- _WHAT YOU ARE ASKED TO DO_: Copy all of the material exactly. Pictures are not to appear in the copy.
>> start SOURCE DATA
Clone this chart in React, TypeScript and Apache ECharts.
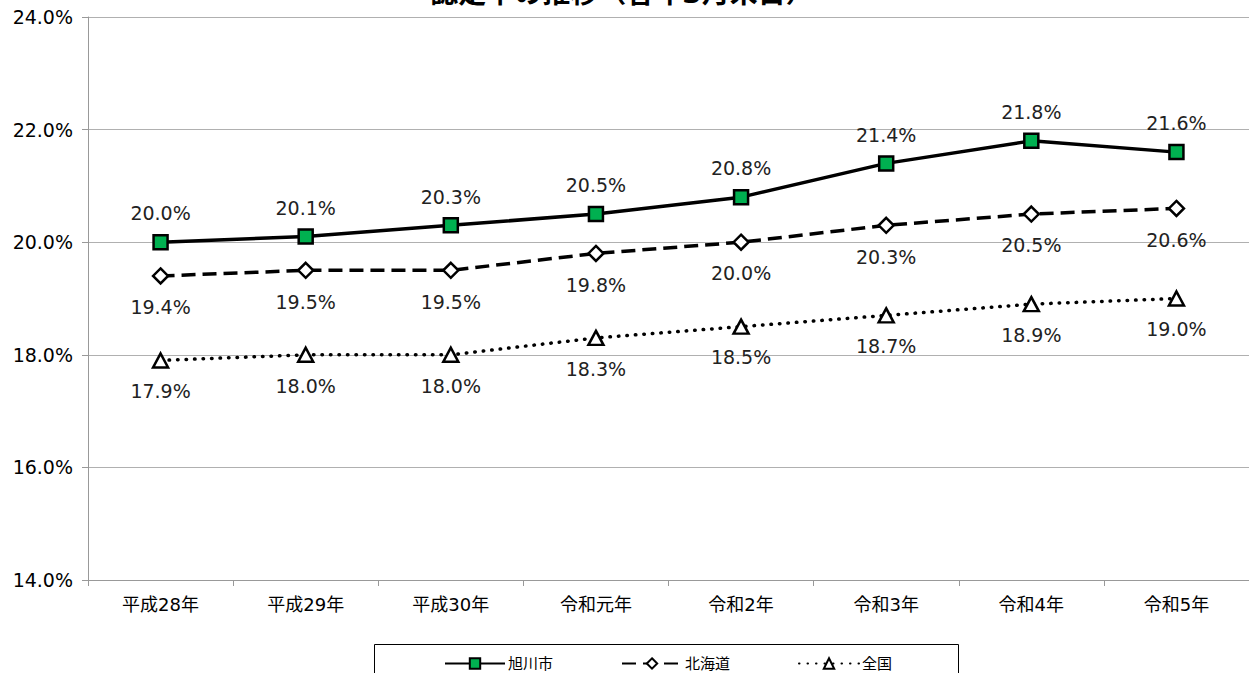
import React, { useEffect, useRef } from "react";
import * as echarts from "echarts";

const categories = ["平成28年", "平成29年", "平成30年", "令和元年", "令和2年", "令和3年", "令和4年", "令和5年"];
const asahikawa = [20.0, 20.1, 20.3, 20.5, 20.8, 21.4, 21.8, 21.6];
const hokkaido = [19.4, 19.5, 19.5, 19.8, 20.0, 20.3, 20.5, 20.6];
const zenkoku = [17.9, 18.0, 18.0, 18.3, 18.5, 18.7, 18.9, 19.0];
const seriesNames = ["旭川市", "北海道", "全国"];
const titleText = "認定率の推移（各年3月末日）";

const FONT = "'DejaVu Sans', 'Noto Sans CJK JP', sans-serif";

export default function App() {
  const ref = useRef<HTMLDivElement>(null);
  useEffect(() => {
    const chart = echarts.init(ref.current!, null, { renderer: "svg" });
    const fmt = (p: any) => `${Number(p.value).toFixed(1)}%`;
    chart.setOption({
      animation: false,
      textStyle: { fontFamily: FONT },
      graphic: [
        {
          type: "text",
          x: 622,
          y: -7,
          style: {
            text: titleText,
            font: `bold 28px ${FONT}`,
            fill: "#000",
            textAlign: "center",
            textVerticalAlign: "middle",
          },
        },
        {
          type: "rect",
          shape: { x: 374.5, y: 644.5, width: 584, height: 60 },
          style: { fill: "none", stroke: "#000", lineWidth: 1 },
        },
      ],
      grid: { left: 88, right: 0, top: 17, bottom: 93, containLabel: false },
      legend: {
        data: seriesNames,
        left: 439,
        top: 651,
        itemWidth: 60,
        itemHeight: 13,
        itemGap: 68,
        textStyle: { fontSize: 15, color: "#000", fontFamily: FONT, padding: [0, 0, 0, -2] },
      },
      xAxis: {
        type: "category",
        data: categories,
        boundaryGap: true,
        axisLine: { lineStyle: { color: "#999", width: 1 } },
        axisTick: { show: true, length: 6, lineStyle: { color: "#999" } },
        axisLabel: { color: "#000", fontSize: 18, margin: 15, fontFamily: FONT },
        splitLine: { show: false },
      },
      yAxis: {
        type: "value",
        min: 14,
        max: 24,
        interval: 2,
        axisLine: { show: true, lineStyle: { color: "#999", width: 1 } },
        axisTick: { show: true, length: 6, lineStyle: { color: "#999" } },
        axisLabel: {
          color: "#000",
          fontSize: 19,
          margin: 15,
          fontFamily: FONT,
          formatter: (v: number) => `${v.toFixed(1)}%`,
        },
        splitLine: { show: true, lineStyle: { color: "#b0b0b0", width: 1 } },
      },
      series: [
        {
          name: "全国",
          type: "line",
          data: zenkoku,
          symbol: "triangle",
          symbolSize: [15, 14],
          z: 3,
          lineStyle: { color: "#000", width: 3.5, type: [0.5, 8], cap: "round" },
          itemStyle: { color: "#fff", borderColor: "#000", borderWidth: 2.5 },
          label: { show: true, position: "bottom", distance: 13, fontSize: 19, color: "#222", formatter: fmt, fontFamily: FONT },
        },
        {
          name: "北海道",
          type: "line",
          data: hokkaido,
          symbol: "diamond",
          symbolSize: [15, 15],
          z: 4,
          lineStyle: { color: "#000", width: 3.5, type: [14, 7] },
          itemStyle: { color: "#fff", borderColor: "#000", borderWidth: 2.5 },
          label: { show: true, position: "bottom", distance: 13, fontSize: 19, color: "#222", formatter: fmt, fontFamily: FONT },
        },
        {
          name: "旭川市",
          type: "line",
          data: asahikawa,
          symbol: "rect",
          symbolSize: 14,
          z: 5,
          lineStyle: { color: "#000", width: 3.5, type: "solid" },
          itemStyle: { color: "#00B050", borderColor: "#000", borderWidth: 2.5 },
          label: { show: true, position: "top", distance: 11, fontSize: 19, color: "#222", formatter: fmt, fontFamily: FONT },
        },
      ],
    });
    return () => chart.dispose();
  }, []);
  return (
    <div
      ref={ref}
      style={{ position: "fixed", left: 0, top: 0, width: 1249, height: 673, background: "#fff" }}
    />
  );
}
>> end SOURCE DATA
- _REPLY_:
Clone this chart in React, TypeScript and Apache ECharts.
import React, { useEffect, useRef } from "react";
import * as echarts from "echarts";

const categories = ["平成28年", "平成29年", "平成30年", "令和元年", "令和2年", "令和3年", "令和4年", "令和5年"];
const asahikawa = [20.0, 20.1, 20.3, 20.5, 20.8, 21.4, 21.8, 21.6];
const hokkaido = [19.4, 19.5, 19.5, 19.8, 20.0, 20.3, 20.5, 20.6];
const zenkoku = [17.9, 18.0, 18.0, 18.3, 18.5, 18.7, 18.9, 19.0];
const seriesNames = ["旭川市", "北海道", "全国"];
const titleText = "認定率の推移（各年3月末日）";

const FONT = "'DejaVu Sans', 'Noto Sans CJK JP', sans-serif";

export default function App() {
  const ref = useRef<HTMLDivElement>(null);
  useEffect(() => {
    const chart = echarts.init(ref.current!, null, { renderer: "svg" });
    const fmt = (p: any) => `${Number(p.value).toFixed(1)}%`;
    chart.setOption({
      animation: false,
      textStyle: { fontFamily: FONT },
      graphic: [
        {
          type: "text",
          x: 622,
          y: -7,
          style: {
            text: titleText,
            font: `bold 28px ${FONT}`,
            fill: "#000",
            textAlign: "center",
            textVerticalAlign: "middle",
          },
        },
        {
          type: "rect",
          shape: { x: 374.5, y: 644.5, width: 584, height: 60 },
          style: { fill: "none", stroke: "#000", lineWidth: 1 },
        },
      ],
      grid: { left: 88, right: 0, top: 17, bottom: 93, containLabel: false },
      legend: {
        data: seriesNames,
        left: 439,
        top: 651,
        itemWidth: 60,
        itemHeight: 13,
        itemGap: 68,
        textStyle: { fontSize: 15, color: "#000", fontFamily: FONT, padding: [0, 0, 0, -2] },
      },
      xAxis: {
        type: "category",
        data: categories,
        boundaryGap: true,
        axisLine: { lineStyle: { color: "#999", width: 1 } },
        axisTick: { show: true, length: 6, lineStyle: { color: "#999" } },
        axisLabel: { color: "#000", fontSize: 18, margin: 15, fontFamily: FONT },
        splitLine: { show: false },
      },
      yAxis: {
        type: "value",
        min: 14,
        max: 24,
        interval: 2,
        axisLine: { show: true, lineStyle: { color: "#999", width: 1 } },
        axisTick: { show: true, length: 6, lineStyle: { color: "#999" } },
        axisLabel: {
          color: "#000",
          fontSize: 19,
          margin: 15,
          fontFamily: FONT,
          formatter: (v: number) => `${v.toFixed(1)}%`,
        },
        splitLine: { show: true, lineStyle: { color: "#b0b0b0", width: 1 } },
      },
      series: [
        {
          name: "全国",
          type: "line",
          data: zenkoku,
          symbol: "triangle",
          symbolSize: [15, 14],
          z: 3,
          lineStyle: { color: "#000", width: 3.5, type: [0.5, 8], cap: "round" },
          itemStyle: { color: "#fff", borderColor: "#000", borderWidth: 2.5 },
          label: { show: true, position: "bottom", distance: 13, fontSize: 19, color: "#222", formatter: fmt, fontFamily: FONT },
        },
        {
          name: "北海道",
          type: "line",
          data: hokkaido,
          symbol: "diamond",
          symbolSize: [15, 15],
          z: 4,
          lineStyle: { color: "#000", width: 3.5, type: [14, 7] },
          itemStyle: { color: "#fff", borderColor: "#000", borderWidth: 2.5 },
          label: { show: true, position: "bottom", distance: 13, fontSize: 19, color: "#222", formatter: fmt, fontFamily: FONT },
        },
        {
          name: "旭川市",
          type: "line",
          data: asahikawa,
          symbol: "rect",
          symbolSize: 14,
          z: 5,
          lineStyle: { color: "#000", width: 3.5, type: "solid" },
          itemStyle: { color: "#00B050", borderColor: "#000", borderWidth: 2.5 },
          label: { show: true, position: "top", distance: 11, fontSize: 19, color: "#222", formatter: fmt, fontFamily: FONT },
        },
      ],
    });
    return () => chart.dispose();
  }, []);
  return (
    <div
      ref={ref}
      style={{ position: "fixed", left: 0, top: 0, width: 1249, height: 673, background: "#fff" }}
    />
  );
}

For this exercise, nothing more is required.